Arthur was murdered in June 2020 by his stepmother Emma Tustin at their home in Solihull. His father Thomas Hughes, 29, was found guilty of his son’s manslaughter.
The review said a judgment seemingly became fixed early on that Mr Hughes was a “protective father”, which was reasonable at the time but was never challenged when circumstances changed.
Concerns about Arthur’s bruising raised by family members were not taken seriously, photographs of the bruising were not shared between agencies, his voice was not always heard and too many assessments relied on his father’s perspective, it found.
Star was murdered by her mother’s girlfriend at her home in Keighley, West Yorkshire, in September 2020. Star’s mother Frankie Smith, 20, was found guilty of causing or allowing the youngster’s death.
An explanation that concern from a family member might have been malicious and rooted in a dislike of her mother’s same-sex relationship was “too easily accepted”, the review found.
The review found that Bradford children’s social care service was “in turmoil” in 2020, with a high turnover of social workers and a high volume of work affecting quality and contributing to assessments that were “too superficial” and did not address repeated concerns from family members.

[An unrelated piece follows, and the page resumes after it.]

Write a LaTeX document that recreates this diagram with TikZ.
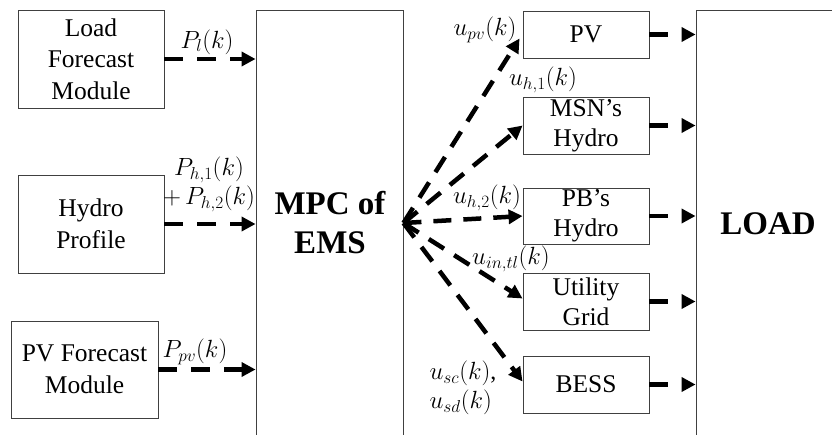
\documentclass[tikz,border=0pt]{standalone}
\usepackage{fontspec}
\setmainfont{Liberation Serif}
\usetikzlibrary{arrows.meta,calc}
\begin{document}
\begin{tikzpicture}[x=1pt,y=-1pt,
  box/.style={draw=black!75, line width=0.9pt, align=center, inner sep=0pt,
    font=\fontsize{25.5}{31.5}\selectfont},
  big/.style={align=center, inner sep=0pt, font=\fontsize{33}{39}\selectfont\bfseries},
  flow/.style={line width=4.5pt, dash pattern=on 19pt off 14pt,
    -{Triangle[length=14pt,width=14pt]}},
  diag/.style={line width=4.5pt, dash pattern=on 18pt off 12pt,
    -{Triangle[length=14pt,width=14pt]}},
  lbl/.style={inner sep=0pt, align=left, font=\fontsize{24}{29}\selectfont}]
\useasboundingbox (0,0) rectangle (832,434);
% left boxes
\node[box, minimum width=146pt, minimum height=98pt] (load) at (91,59) {Load\\Forecast\\Module};
\node[box, minimum width=146pt, minimum height=98pt] (hydro) at (91,224) {Hydro\\Profile};
\node[box, minimum width=147pt, minimum height=97pt] (pvf) at (84.5,369.5) {PV Forecast\\Module};
% MPC and LOAD
\node[box, minimum width=147pt, minimum height=426pt] (mpc) at (329.5,223) {};
\node[big] (mpct) at (330,223) {MPC of\\EMS};
\node[box, minimum width=144pt, minimum height=428pt] (ld) at (768,224) {};
\node[big] (ldt) at (768,224) {LOAD};
% right boxes
\node[box, minimum width=126pt, minimum height=47pt] (pv) at (586,34.5) {PV};
\node[box, minimum width=126pt, minimum height=57pt, font=\fontsize{25.5}{30}\selectfont] (msn) at (586,125.5) {MSN’s\\Hydro};
\node[box, minimum width=126pt, minimum height=56pt, font=\fontsize{25.5}{30}\selectfont] (pb) at (586,216) {PB’s\\Hydro};
\node[box, minimum width=126pt, minimum height=57pt, font=\fontsize{25.5}{30}\selectfont] (ut) at (586,301.5) {Utility\\Grid};
\node[box, minimum width=126pt, minimum height=57pt] (bess) at (586,384.5) {BESS};
% inputs
\draw[flow] (load.east) -- (load.east -| mpc.west);
\draw[flow] (hydro.east) -- (hydro.east -| mpc.west);
\draw[flow] (pvf.east) -- (pvf.east -| mpc.west);
\node[lbl] (l1) at (207,42) {$P_l(k)$};
\node[lbl, align=center] (l2) at (209,184) {$P_{h,1}(k)$\\$+\,P_{h,2}(k)$};
\node[lbl] (l3) at (195,352) {$P_{pv}(k)$};
% controls
\coordinate (hub) at (mpc.east);
\draw[diag] (hub) -- ($(pv.west)+(-3,4)$);
\draw[diag] (hub) -- (msn.west);
\draw[diag] (hub) -- (pb.west);
\draw[diag] (hub) -- ($(ut.west)+(0,-3)$);
\draw[diag] (hub) -- ($(bess.west)+(0,-3)$);
\node[lbl] (c1) at (485,30) {$u_{pv}(k)$};
\node[lbl] (c2) at (543,80) {$u_{h,1}(k)$};
\node[lbl] (c3) at (487,198) {$u_{h,2}(k)$};
\node[lbl] (c4) at (511,259) {$u_{in,tl}(k)$};
\node[lbl] (c5) at (463,388) {$u_{sc}(k)$,\\$u_{sd}(k)$};
% to load
\draw[flow] (pv.east) -- (pv.east -| ld.west);
\draw[flow] (msn.east) -- (msn.east -| ld.west);
\draw[flow] (pb.east) -- (pb.east -| ld.west);
\draw[flow] (ut.east) -- (ut.east -| ld.west);
\draw[flow] (bess.east) -- (bess.east -| ld.west);
\end{tikzpicture}
\end{document}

Ms Hudson told the PA news agency there are “fundamental faultlines” in the system that need to be addressed.
She said: “We’re really clear in our report that the issues that we saw there are also issues that we’ve seen in other instances, and that we believe that the way the system is set up, and the conditions in which practitioners are having to work and make decisions, actually makes it very difficult sometimes for them to really know what was going on and to really work together effectively to protect children.”
Mr Zahawi thanked Arthur and Star’s families for their contributions to the report, and said: “We must waste no time learning from the findings of this review – enough is enough.
“I will set up a new Child Protection Ministerial group, a first and immediate step in responding to these findings, before setting out a bold implementation plan later this year to bring about a fundamental shift in how we support better outcomes for our most vulnerable children and families.”
Sir Peter Wanless, NSPCC chief executive, said Arthur and Star’s deaths “have left a lasting scar on the nation”.
He said: “It is heart-breaking that it had to take these tragedies to shine a light on the shortfalls in the child protection system.
“Now, we must ensure the memory of Arthur and Star acts as a catalyst for the fundamental changes necessary to prevent further deaths.
“This review lays bare an all-too-familiar story of a system struggling to cope. Social workers, police, health practitioners and teachers, however hard they are working as individuals, know they cannot do this alone.”
Janice Hawkes, independent chairwoman of the Bradford Partnership, apologised for the “awful circumstances” of Star’s death, and said the partnership is “entirely committed to improving the safety of children across Bradford”.
Nick Page, chief executive of Solihull Council, said Arthur’s murder “devastated” the community.
He said he is proud of the dedicated and caring social workers in the area, but said it “can’t be right” that abuse and threats directed at them over the last six months have forced some to leave their homes.
He said: “Now is not the time for blame but it is most definitely the time for learning and sorting.”